22 Consider Fairness
Fairness is a central responsibility for every data professional. A fair analysis ensures that data collection, processing, and interpretation do not create or reinforce bias. While achieving perfect objectivity is difficult, striving for fairness helps prevent misleading or harmful conclusions. This section outlines best practices that can help data analysts conduct fair, ethical, and accurate analyses.
Why Fairness Matters
Unfair analyses can occur when certain groups are underrepresented, when contextual factors are ignored, or when conclusions are drawn from incomplete or biased data. A fair analysis, on the other hand, considers multiple perspectives, includes all relevant data, and acknowledges the limitations of the dataset. By maintaining fairness, data analysts protect both the integrity of their findings and the trust of stakeholders.
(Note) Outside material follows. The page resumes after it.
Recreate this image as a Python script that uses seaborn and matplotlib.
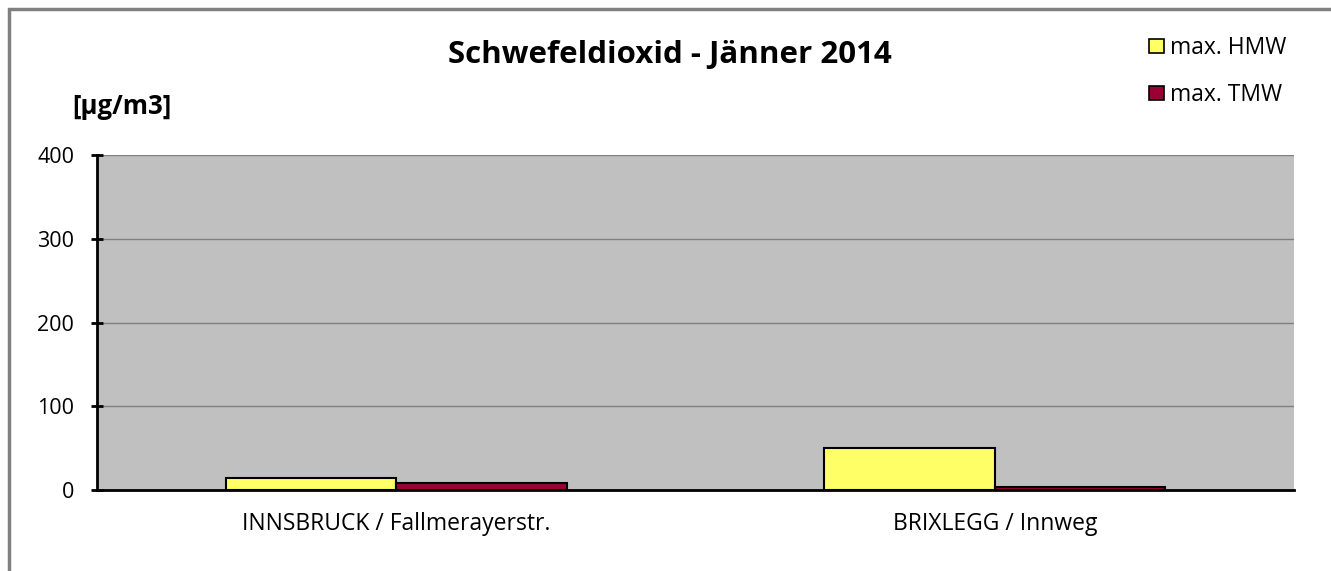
import matplotlib.pyplot as plt
import pandas as pd
import seaborn as sns
from matplotlib.patches import Rectangle

# data
stations = ['INNSBRUCK / Fallmerayerstr.', 'BRIXLEGG / Innweg']
series = ['max. HMW', 'max. TMW']
hmw = [14, 50]
tmw = [8, 4]
colors = ['#FFFF66', '#990033']

df = pd.DataFrame({
    'station': stations * 2,
    'series': [series[0]] * 2 + [series[1]] * 2,
    'value': hmw + tmw,
})

sns.set_style('white')
plt.rcParams['font.family'] = ['Open Sans', 'DejaVu Sans']
plt.rcParams['text.color'] = 'black'

fig = plt.figure(figsize=(13.31, 5.71), dpi=100)
ax = fig.add_axes([0.0729, 0.1419, 0.8993, 0.5866])
ax.set_facecolor('#C0C0C0')

sns.barplot(data=df, x='station', y='value', hue='series', palette=colors, saturation=1,
            width=0.57, edgecolor='black', linewidth=1.5, ax=ax, legend=False)

ax.set_xlim(-0.5, 1.5)
ax.set_ylim(0, 400)
ax.set_yticks([0, 100, 200, 300, 400])
ax.yaxis.grid(True, color='#808080', linewidth=1)
ax.set_axisbelow(True)
ax.set_xlabel('')
ax.set_ylabel('')

# category boundaries as x ticks
ax.set_xticks([-0.5, 0.5, 1.5])
ax.set_xticklabels([])
ax.tick_params(axis='x', direction='inout', length=16, width=2, color='black')
for i, s in enumerate(stations):
    ax.text(i, -0.065, s, transform=ax.get_xaxis_transform(), ha='center', va='top', fontsize=16.5)
ax.tick_params(axis='y', direction='inout', length=9, width=2, color='black',
               labelsize=15.5, labelcolor='black', left=True, pad=12)

for side in ['top', 'right']:
    ax.spines[side].set_visible(False)
for side in ['left', 'bottom']:
    ax.spines[side].set_color('black')
    ax.spines[side].set_linewidth(2)

fig.text(0.503, 1 - 55 / 571, 'Schwefeldioxid - Jänner 2014', ha='center', va='center',
         fontsize=22.5, fontweight='bold')
fig.text(0.054, 1 - 107 / 571, '[µg/m3]', ha='left', va='center', fontsize=18.5, fontweight='bold')

# legend
for j, (lab, c) in enumerate(zip(series, colors)):
    y = 1 - (46 + j * 47) / 571
    fig.patches.append(Rectangle((1149 / 1331, y - 7 / 571), 15 / 1331, 14 / 571,
                                 transform=fig.transFigure, facecolor=c,
                                 edgecolor='black', linewidth=1.2))
    fig.text(1170 / 1331, y - 2 / 571, lab, ha='left', va='center', fontsize=16.5)

# outer frame (only top and left edges inside the image)
fig.patches.append(Rectangle((9 / 1331, -0.05), 1.2, 1 - 9 / 571 + 0.05, transform=fig.transFigure,
                             fill=False, edgecolor='#808080', linewidth=2.5))

fig.savefig('out.png', dpi=100)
22.0.1 Best Practices for Fair Analysis
The following best practices can guide you in ensuring fairness throughout the data analysis process.
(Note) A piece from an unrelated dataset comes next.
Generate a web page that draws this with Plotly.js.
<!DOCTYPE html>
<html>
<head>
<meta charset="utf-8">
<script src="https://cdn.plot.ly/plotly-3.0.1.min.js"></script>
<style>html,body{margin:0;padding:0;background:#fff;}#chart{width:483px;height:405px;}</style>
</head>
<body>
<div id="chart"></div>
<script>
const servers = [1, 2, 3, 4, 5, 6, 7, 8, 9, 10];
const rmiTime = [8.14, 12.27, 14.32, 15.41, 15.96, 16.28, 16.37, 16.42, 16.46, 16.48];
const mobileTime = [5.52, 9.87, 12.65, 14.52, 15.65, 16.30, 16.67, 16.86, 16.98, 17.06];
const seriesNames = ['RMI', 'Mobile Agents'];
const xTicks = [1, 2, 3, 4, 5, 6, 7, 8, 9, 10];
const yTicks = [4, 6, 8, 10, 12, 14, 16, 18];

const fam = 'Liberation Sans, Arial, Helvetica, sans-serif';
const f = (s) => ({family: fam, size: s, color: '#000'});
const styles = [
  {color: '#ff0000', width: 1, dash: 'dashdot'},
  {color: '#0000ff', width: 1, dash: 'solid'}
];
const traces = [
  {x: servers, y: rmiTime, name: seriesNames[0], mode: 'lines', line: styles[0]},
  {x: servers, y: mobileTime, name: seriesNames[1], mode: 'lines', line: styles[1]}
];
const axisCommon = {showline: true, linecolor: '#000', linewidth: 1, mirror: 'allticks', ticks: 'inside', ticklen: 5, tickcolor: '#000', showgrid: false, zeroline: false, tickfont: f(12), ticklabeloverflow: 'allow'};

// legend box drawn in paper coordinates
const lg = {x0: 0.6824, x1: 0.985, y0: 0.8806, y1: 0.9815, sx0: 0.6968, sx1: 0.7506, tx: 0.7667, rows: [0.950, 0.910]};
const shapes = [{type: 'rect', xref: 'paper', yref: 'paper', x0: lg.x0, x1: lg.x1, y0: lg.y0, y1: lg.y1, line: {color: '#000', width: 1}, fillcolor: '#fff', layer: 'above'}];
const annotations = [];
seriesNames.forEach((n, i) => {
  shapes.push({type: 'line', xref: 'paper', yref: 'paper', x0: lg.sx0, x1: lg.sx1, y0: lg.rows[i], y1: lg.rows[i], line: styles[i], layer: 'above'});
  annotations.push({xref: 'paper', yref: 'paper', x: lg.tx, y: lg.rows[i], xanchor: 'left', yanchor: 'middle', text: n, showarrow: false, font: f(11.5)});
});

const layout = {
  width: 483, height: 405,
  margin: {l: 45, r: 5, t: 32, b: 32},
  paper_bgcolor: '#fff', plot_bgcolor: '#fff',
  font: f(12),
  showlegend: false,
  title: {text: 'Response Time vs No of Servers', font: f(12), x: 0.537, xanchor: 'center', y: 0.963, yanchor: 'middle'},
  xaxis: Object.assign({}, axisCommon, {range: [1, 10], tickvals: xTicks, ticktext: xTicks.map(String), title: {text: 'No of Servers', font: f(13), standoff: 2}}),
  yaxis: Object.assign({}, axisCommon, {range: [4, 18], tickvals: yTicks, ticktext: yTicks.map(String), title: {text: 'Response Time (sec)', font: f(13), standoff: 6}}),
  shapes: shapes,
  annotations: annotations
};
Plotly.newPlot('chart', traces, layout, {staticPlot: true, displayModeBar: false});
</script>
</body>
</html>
| Best Practice | Explanation | Example |
|---|---|---|
| Consider all of the available data | A data analyst must carefully determine which data are useful for the analysis, but should not ignore data simply because it seems irrelevant or inconsistent. Including all available data helps ensure that conclusions reflect reality rather than personal expectations. | The Department of Transportation measures holiday traffic patterns using data on vehicle counts and dates. Initially, they overlook weather data, which also affects traffic volume. Once they include weather as a variable, their analysis becomes more accurate and complete. |
| Identify surrounding factors | Context plays a vital role in understanding the results of an analysis. Analysts should identify social, cultural, or environmental factors that might influence the insights derived from data. | A human resources team analyzes employee vacation trends using only national bank holidays. However, they fail to consider religious or cultural holidays that some employees observe. This omission introduces bias and leads to inaccurate staffing predictions. |
| Include self-reported data | Self-reported data allows individuals to share information about themselves directly, minimizing the influence of observer bias. Collecting such data separately provides valuable context and improves fairness in analysis. | A retail data analyst collects customer demographics through a voluntary survey rather than relying on employees’ assumptions. This approach reduces the potential for bias and results in more reliable customer insights. |
| Use oversampling effectively | Oversampling involves increasing the representation of smaller or underrepresented groups in a dataset. This helps balance the data and ensures that all segments of the population are fairly represented in the analysis. | A fitness company developing digital workout content oversamples users aged 70 and older. By increasing the sample size for this age group, the company designs more inclusive programs suited to their needs. |
| Think about fairness from beginning to end | Fairness should be considered throughout the entire data life cycle—from collection and cleaning to analysis and presentation. Analysts must ensure that fairness measures are communicated clearly to stakeholders. | A data team incorporates fairness principles early by oversampling underrepresented groups and including self-reported data. However, they fail to explain these adjustments during their presentation, leading to stakeholder confusion. They later revise their communication process to emphasize fairness in reporting. |
Applying Fairness in Practice
Ensuring fairness is not a single step—it is a continuous process. Analysts must regularly assess how data is collected, who is represented, and how results are interpreted. Some key habits for promoting fairness include:
- Reviewing datasets for potential bias before analysis begins.
- Asking whether all relevant groups are represented in the data.
- Collaborating with stakeholders to understand cultural and contextual influences.
- Documenting fairness-related choices and sharing them transparently.
- Reflecting on how analytical conclusions may impact different communities.
Key Takeaways
- Fairness means ensuring that analytical conclusions do not reinforce bias or inequality.
- Data analysts can promote fairness by considering all data, accounting for context, including self-reported information, and using oversampling appropriately.
- Fairness must be integrated from the start to the end of the data project, not treated as an afterthought.
- Transparent communication about fairness measures strengthens stakeholder trust and supports ethical data-driven decision-making.
💡 Remember: A fair analysis is both accurate and equitable. By embedding fairness into every stage of your analytical process, you help ensure that your work leads to informed, ethical, and inclusive business decisions.